-- Begin Data entries --

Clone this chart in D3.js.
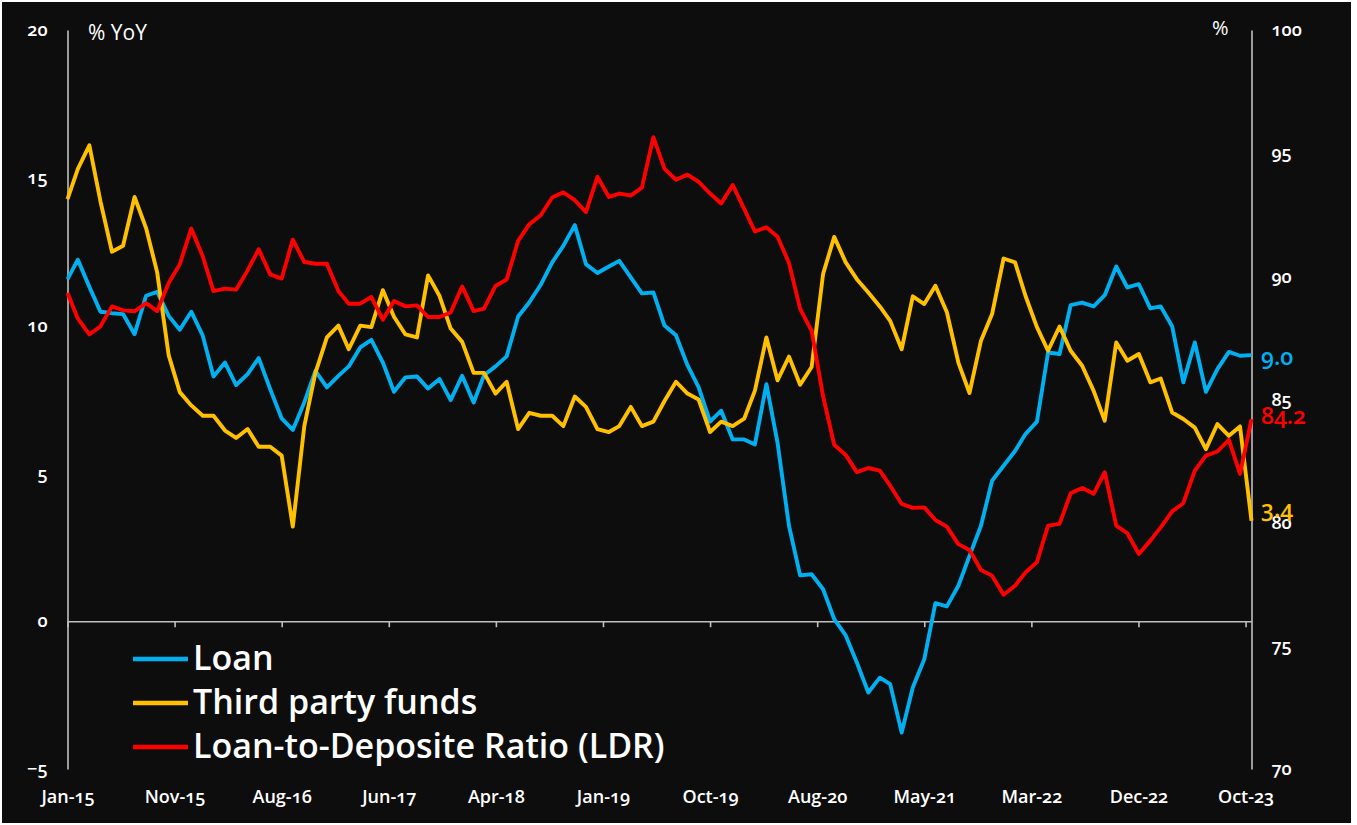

-- End Data entries --
-- Begin Data entries --

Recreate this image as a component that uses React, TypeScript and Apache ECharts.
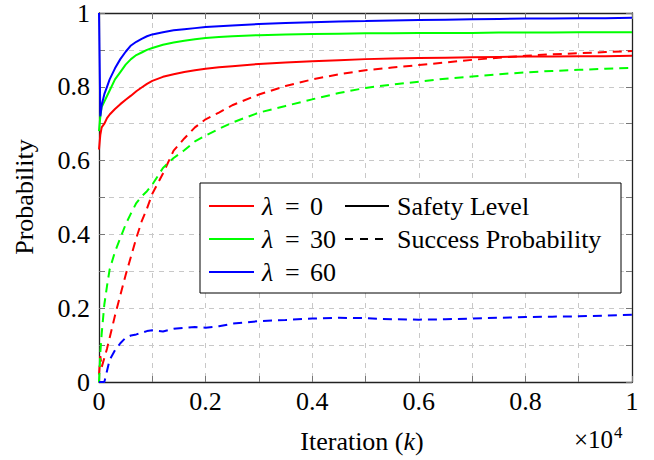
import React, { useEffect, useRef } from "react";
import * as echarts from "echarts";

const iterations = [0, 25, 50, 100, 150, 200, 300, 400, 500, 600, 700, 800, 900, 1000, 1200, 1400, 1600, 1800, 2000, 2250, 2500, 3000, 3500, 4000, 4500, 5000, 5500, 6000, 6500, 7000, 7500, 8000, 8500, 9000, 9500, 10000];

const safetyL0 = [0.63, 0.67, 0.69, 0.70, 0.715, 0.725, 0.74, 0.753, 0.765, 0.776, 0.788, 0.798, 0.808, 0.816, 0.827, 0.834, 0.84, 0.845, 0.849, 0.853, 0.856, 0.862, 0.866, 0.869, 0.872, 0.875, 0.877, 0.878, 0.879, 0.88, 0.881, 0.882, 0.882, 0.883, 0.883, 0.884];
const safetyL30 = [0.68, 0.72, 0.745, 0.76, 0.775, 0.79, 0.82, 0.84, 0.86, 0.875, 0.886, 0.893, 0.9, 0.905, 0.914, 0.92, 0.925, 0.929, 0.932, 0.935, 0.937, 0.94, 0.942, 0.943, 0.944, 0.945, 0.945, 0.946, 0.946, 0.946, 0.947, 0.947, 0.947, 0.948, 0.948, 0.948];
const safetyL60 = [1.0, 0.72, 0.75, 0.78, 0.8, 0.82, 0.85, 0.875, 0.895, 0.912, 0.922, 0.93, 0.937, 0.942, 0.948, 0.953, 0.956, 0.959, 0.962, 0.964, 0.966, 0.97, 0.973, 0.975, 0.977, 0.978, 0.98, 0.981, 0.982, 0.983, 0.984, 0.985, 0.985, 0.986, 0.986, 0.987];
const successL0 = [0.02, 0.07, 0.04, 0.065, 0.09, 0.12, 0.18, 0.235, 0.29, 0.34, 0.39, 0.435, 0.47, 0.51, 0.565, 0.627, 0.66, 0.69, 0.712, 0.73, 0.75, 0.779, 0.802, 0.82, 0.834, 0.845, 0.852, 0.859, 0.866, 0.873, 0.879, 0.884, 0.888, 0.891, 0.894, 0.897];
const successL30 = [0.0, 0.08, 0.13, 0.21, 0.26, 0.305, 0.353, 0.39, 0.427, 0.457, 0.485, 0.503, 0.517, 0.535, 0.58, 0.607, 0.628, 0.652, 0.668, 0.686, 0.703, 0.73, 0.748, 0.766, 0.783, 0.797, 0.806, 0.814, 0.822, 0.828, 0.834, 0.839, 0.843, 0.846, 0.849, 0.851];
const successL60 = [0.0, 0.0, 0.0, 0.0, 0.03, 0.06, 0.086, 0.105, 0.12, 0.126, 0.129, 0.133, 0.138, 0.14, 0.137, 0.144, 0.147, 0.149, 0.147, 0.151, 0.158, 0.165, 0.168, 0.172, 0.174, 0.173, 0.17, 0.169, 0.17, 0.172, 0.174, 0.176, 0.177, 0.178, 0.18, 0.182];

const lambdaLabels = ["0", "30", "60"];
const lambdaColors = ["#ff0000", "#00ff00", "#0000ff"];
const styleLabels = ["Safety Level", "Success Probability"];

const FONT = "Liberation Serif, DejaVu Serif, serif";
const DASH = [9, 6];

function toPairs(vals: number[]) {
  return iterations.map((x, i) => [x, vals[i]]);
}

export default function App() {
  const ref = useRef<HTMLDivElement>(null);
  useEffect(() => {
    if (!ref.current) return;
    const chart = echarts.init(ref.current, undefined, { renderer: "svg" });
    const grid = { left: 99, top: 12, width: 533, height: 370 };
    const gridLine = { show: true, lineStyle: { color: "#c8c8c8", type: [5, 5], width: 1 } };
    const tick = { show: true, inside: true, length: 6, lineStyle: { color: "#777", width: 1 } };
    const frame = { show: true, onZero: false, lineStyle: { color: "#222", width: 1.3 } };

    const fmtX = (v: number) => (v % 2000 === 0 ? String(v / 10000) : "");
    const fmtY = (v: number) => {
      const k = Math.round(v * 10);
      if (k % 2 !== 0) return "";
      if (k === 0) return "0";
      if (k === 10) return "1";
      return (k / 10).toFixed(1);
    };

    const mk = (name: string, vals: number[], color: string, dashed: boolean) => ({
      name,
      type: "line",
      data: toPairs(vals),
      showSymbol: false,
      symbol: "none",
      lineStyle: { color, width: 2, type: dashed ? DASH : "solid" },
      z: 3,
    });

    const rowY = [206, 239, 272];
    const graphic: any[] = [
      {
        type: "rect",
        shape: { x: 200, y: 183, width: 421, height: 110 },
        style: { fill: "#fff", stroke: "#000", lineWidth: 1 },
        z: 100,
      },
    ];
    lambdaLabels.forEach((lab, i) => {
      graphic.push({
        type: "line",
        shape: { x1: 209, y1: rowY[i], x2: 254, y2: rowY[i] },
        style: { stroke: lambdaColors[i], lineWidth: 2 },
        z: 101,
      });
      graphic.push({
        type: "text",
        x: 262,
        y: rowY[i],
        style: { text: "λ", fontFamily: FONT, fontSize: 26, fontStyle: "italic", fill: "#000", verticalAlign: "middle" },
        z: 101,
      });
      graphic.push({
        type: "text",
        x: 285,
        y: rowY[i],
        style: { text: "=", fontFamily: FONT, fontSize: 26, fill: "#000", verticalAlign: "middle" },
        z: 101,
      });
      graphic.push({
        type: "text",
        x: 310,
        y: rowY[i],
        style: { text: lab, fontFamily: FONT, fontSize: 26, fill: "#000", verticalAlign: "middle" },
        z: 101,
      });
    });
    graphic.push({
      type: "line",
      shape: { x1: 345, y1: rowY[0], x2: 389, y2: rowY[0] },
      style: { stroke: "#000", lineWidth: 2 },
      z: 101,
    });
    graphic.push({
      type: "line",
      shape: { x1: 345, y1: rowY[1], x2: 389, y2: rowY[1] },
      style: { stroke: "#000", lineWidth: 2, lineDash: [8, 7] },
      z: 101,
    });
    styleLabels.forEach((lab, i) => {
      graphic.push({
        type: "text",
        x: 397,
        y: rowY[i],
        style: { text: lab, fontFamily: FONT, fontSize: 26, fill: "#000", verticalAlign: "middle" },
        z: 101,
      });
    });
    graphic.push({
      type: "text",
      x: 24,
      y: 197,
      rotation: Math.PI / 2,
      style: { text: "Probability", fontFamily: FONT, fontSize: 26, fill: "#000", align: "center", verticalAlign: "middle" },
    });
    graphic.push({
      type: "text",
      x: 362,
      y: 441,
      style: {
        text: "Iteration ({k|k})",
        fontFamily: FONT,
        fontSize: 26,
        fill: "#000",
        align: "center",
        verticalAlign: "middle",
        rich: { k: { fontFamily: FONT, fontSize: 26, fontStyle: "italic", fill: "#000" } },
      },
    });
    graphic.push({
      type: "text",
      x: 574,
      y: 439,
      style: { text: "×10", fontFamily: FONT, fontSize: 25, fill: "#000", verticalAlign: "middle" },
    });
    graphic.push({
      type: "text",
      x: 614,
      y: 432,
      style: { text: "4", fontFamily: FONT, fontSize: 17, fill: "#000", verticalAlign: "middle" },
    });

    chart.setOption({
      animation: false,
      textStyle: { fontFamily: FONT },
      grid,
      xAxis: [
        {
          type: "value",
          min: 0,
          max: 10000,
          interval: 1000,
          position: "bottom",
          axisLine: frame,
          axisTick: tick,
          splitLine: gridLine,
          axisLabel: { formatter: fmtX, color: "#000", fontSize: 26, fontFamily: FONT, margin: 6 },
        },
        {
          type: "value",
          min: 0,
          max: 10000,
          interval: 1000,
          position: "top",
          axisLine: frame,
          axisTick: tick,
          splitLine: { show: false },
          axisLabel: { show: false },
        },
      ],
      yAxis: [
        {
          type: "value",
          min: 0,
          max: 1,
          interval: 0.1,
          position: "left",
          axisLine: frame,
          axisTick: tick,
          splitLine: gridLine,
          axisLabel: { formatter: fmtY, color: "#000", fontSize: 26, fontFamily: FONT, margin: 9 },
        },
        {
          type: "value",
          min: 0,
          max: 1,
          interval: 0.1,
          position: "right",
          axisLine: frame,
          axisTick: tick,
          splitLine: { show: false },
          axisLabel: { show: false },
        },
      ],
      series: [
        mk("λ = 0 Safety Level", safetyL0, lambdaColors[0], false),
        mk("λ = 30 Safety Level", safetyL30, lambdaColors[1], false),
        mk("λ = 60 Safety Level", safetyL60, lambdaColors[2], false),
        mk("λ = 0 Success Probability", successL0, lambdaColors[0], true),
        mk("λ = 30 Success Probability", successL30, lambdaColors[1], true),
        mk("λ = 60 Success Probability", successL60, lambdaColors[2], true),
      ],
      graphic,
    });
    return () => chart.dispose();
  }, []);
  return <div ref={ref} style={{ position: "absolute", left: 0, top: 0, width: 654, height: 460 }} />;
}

-- End Data entries --

Above are some entries; copy exactly the lines from the line with "Recreate this image" through the line with "9000, 9500, 10000];", both included, but none of the pictures.

• Final answer:
Recreate this image as a component that uses React, TypeScript and Apache ECharts.
import React, { useEffect, useRef } from "react";
import * as echarts from "echarts";

const iterations = [0, 25, 50, 100, 150, 200, 300, 400, 500, 600, 700, 800, 900, 1000, 1200, 1400, 1600, 1800, 2000, 2250, 2500, 3000, 3500, 4000, 4500, 5000, 5500, 6000, 6500, 7000, 7500, 8000, 8500, 9000, 9500, 10000];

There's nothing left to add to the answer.